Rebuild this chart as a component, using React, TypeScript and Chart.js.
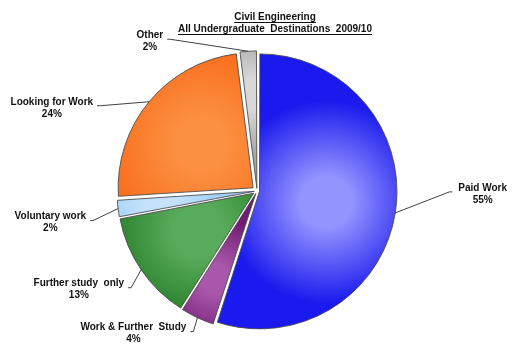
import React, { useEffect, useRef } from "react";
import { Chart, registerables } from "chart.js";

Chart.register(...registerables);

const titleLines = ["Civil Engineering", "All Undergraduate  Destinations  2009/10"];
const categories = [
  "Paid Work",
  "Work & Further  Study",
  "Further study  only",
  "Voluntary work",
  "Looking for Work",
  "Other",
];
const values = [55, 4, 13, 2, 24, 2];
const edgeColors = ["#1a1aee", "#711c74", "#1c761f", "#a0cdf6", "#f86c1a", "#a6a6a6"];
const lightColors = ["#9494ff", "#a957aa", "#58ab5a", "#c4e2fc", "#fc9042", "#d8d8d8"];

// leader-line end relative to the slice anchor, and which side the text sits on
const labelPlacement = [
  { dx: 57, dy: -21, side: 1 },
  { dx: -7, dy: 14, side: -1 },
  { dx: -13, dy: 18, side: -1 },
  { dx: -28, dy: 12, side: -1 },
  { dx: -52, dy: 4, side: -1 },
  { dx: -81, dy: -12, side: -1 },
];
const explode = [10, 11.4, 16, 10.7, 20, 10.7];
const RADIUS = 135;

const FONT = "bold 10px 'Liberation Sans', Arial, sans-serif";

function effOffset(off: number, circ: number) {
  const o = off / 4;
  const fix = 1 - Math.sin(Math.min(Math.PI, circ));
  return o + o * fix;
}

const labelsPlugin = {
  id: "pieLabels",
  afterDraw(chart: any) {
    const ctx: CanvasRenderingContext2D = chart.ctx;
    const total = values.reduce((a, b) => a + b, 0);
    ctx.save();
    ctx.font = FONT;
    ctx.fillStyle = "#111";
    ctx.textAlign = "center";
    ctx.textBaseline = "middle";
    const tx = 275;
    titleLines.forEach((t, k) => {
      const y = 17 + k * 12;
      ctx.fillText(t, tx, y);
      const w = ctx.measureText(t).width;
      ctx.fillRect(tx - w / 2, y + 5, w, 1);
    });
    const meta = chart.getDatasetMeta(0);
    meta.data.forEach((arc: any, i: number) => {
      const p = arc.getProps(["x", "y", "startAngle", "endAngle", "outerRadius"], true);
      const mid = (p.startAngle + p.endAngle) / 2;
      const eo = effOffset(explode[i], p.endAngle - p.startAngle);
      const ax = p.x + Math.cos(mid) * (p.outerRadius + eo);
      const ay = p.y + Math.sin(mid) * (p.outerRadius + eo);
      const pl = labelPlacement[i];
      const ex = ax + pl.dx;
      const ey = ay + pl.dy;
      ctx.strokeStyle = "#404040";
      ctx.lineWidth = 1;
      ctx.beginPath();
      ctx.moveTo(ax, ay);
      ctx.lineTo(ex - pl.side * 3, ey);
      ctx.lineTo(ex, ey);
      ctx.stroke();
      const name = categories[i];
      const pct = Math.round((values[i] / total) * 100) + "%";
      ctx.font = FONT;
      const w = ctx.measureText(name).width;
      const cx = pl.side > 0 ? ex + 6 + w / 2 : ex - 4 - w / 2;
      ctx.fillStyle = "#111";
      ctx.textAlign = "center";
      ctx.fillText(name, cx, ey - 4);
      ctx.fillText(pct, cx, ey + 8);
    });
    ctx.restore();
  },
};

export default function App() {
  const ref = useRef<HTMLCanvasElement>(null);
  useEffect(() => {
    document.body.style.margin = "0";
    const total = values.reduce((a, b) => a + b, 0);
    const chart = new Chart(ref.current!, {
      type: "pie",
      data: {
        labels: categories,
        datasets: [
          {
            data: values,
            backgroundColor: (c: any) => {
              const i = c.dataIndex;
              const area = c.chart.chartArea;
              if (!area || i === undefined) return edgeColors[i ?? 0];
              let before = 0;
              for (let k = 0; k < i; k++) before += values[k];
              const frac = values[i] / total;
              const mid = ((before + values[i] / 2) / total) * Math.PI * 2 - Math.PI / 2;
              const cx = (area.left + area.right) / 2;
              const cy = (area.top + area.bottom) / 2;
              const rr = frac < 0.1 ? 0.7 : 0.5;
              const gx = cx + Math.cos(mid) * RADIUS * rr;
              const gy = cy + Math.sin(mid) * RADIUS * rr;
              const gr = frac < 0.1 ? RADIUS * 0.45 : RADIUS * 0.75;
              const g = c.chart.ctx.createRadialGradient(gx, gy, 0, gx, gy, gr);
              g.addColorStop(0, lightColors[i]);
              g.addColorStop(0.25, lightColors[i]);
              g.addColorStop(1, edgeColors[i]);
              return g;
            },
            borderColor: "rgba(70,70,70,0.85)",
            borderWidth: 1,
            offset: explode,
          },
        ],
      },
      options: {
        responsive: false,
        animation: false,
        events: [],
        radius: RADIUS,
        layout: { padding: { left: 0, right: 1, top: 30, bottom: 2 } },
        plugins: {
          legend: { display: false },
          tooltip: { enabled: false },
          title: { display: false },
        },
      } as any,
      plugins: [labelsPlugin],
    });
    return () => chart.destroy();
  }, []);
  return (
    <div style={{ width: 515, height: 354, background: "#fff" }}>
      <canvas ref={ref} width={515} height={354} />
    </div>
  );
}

TO BE DONE: Gather each line holding the string "React".

EXERCISE SOLUTION:
Rebuild this chart as a component, using React, TypeScript and Chart.js.
import React, { useEffect, useRef } from "react";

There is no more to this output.